There are quite a few long and informative threads on this, Do a search so the people who donate their time to this forum don't waste it by continually duplicating previous work
I agree with Pat about in-depth searches -- but, in brief:
Thermodynamically, the power from a given mass of fuel is related to its phase (e.g., gas vs liquid) and to the energy release from oxidizing reactions (breaking of chemical bonds in the fuel, and making of bonds between fuel elements and oxygen). Carbon produces much more energy for a given mass than does hydrogen -- therefore the lighter elements, which have less carbon, have a lower 'heat content' for a given volume. You can do a simple stoichiometric calculation for a particular fuel molecule, or for a known mix of molecules, get the heat energy release per mole or gram, and this is a first-level answer to your question: lighter fuels have lower effective energy per gram, and liquid fuels are denser than gaseous ones under sane operating conditions...
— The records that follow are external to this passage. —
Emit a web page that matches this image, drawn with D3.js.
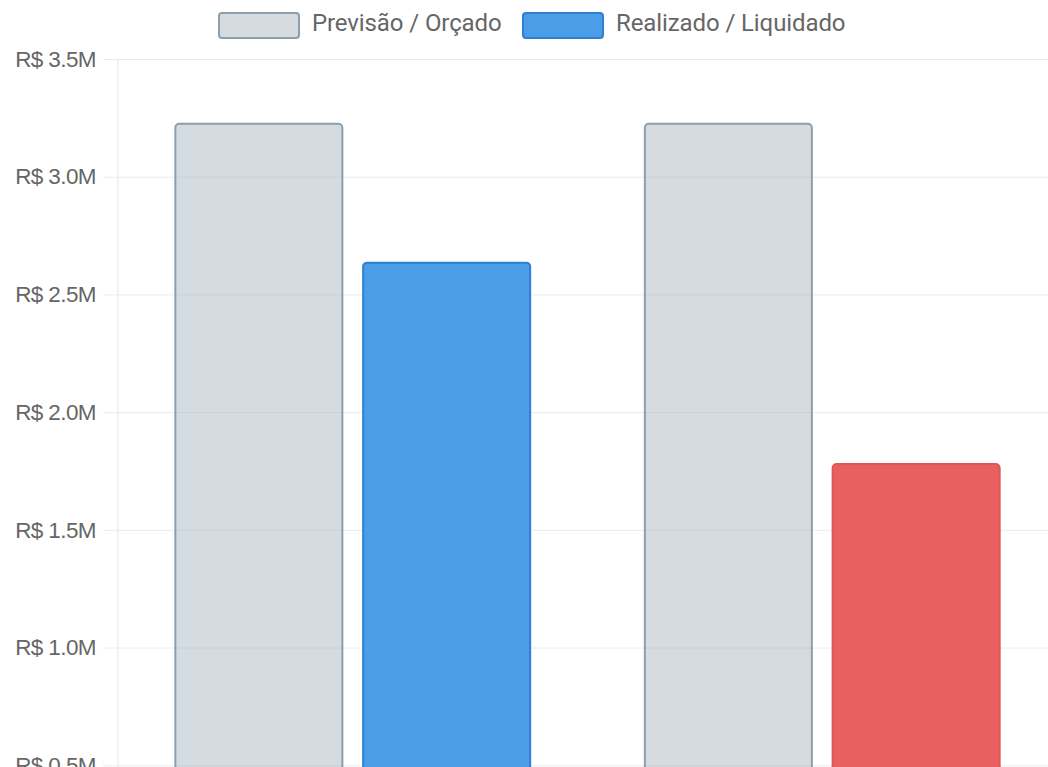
<!DOCTYPE html>
<html lang="pt-BR">
<head>
<meta charset="utf-8">
<script src="https://cdn.jsdelivr.net/npm/d3@7"></script>
<style>
  html, body { margin: 0; padding: 0; background: #fff; overflow: hidden; }
  svg { display: block; }
</style>
</head>
<body>
<div id="chart"></div>
<script>
// Budget vs. realized, in millions of reais
const categories = ["Receitas", "Despesas"];
const seriesNames = ["Previsão / Orçado", "Realizado / Liquidado"];
const previsto = [3.225, 3.225];
const realizado = [2.635, 1.78];
const yTicks = [0.5, 1.0, 1.5, 2.0, 2.5, 3.0, 3.5];

const W = 1048, H = 767;
const svg = d3.select("#chart").append("svg").attr("width", W).attr("height", H);

const plot = { left: 118, right: 1057, top: 59 };
const y = d3.scaleLinear().domain([0, 3.5]).range([883, plot.top]);

const x0 = d3.scaleBand().domain(categories)
  .range([plot.left, plot.right]).paddingInner(0.2).paddingOuter(0.1);
const x1 = d3.scaleBand().domain(seriesNames)
  .range([0, x0.bandwidth()]).paddingInner(0.1).paddingOuter(0.05);

const legendFont = "Roboto, 'Liberation Sans', sans-serif";
const tickFont = "'Liberation Sans', Arial, sans-serif";

// grid + y axis
const yAxis = d3.axisLeft(y).tickValues(yTicks)
  .tickSize(-(plot.right - plot.left) - 15)
  .tickPadding(7)
  .tickFormat(d => "R$ " + d3.format(".1f")(d) + "M");
const gy = svg.append("g").attr("transform", `translate(${plot.left - 15},0)`).call(yAxis);
gy.select(".domain").remove();
gy.selectAll(".tick line").attr("stroke", "#ebebeb").attr("stroke-width", 1);
gy.selectAll(".tick text").attr("fill", "#666").attr("font-family", tickFont)
  .attr("font-size", 22.5).attr("letter-spacing", -0.6);

svg.append("line").attr("x1", plot.left).attr("x2", plot.left)
  .attr("y1", plot.top).attr("y2", H).attr("stroke", "#e6e6e6");

// bars
const styles = {
  prev: { fill: "rgba(160,178,188,0.45)", stroke: "#8d9fab" },
  real: [{ fill: "#4a9de6", stroke: "#2f7fd3" }, { fill: "#e96060", stroke: "#e05656" }]
};

const rows = categories.map((c, i) => ({ c, i }));
const g = svg.selectAll("g.cat").data(rows).join("g").attr("class", "cat")
  .attr("transform", d => `translate(${x0(d.c)},0)`);

g.append("rect")
  .attr("x", x1(seriesNames[0]) + 1).attr("width", x1.bandwidth() - 2)
  .attr("y", d => y(previsto[d.i])).attr("height", d => y(0) - y(previsto[d.i]))
  .attr("rx", 4).attr("fill", styles.prev.fill)
  .attr("stroke", styles.prev.stroke).attr("stroke-width", 2);

g.append("rect")
  .attr("x", x1(seriesNames[1]) + 1).attr("width", x1.bandwidth() - 2)
  .attr("y", d => y(realizado[d.i])).attr("height", d => y(0) - y(realizado[d.i]))
  .attr("rx", 4).attr("fill", d => styles.real[d.i].fill)
  .attr("stroke", d => styles.real[d.i].stroke).attr("stroke-width", 2);

// legend
const legend = [
  { name: seriesNames[0], x: 218, fill: "rgba(160,178,188,0.45)", stroke: "#8d9fab" },
  { name: seriesNames[1], x: 522, fill: "#4a9de6", stroke: "#2f7fd3" }
];
const lg = svg.selectAll("g.leg").data(legend).join("g").attr("class", "leg")
  .attr("transform", d => `translate(${d.x},12)`);
lg.append("rect").attr("x", 1).attr("y", 1).attr("width", 80).attr("height", 25).attr("rx", 3)
  .attr("fill", d => d.fill).attr("stroke", d => d.stroke).attr("stroke-width", 2);
lg.append("text").attr("x", 94).attr("y", 19).attr("fill", "#666")
  .attr("font-family", legendFont).attr("font-size", 24).attr("letter-spacing", -0.1)
  .text(d => d.name);
</script>
</body>
</html>
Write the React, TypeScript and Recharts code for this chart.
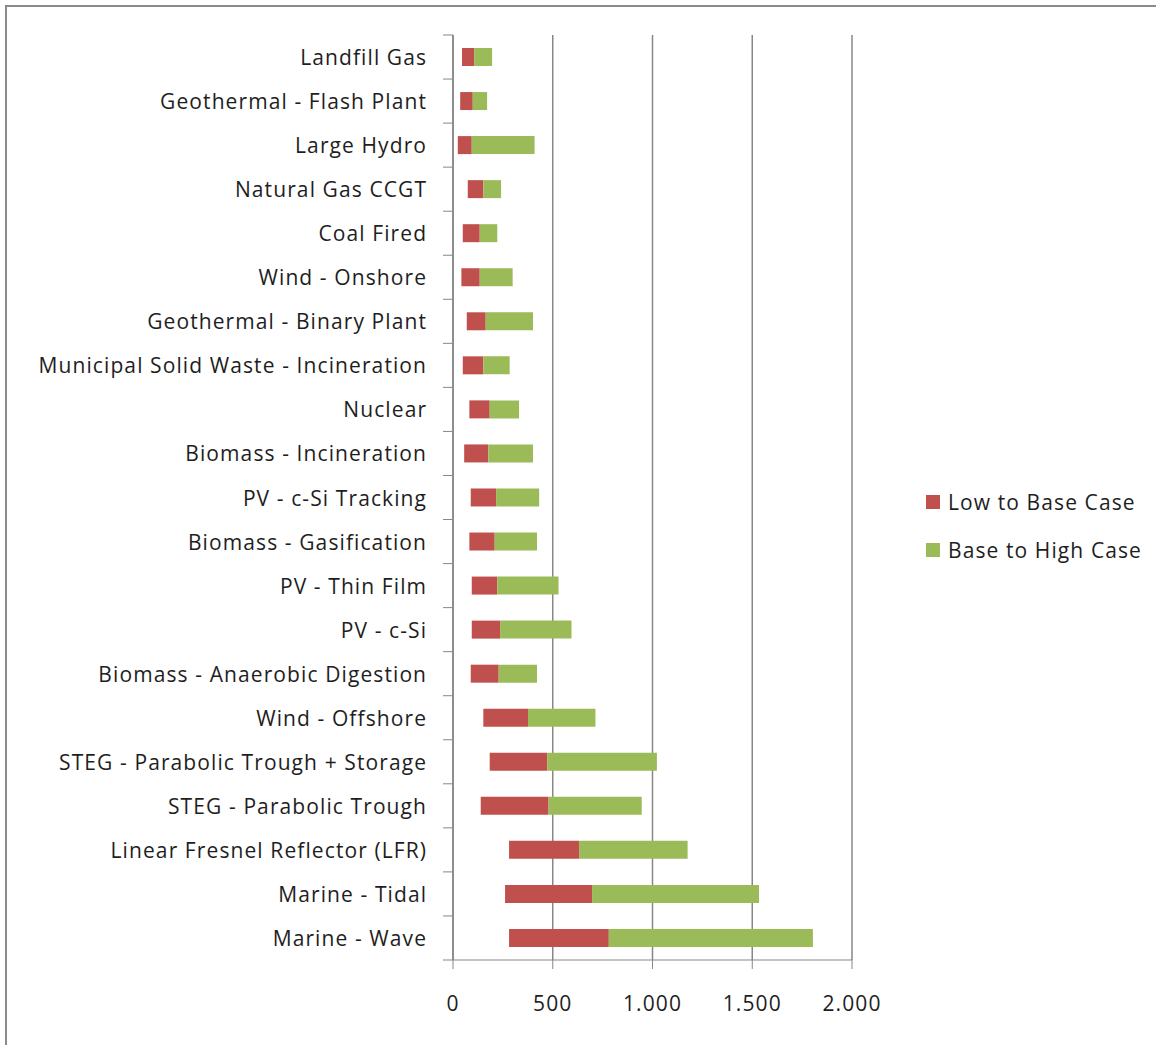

There are other considerations, of course. Gaseous fuels are often easier to carburete (mix with oxygen), and can often be combusted with fewer by-products (pollution) under engine service conditions. In many cases -- for example, operating a forklift inside a warehouse -- these kind of advantages outweigh the increased fuel volume, special containers, higher gph consumption for equivalent output hp/torque, etc. that the gaseous or light fuel use entails.
hduncan, you have lots of reading and research to do to get a detailed story. But if this was only a casual question, this might be enough.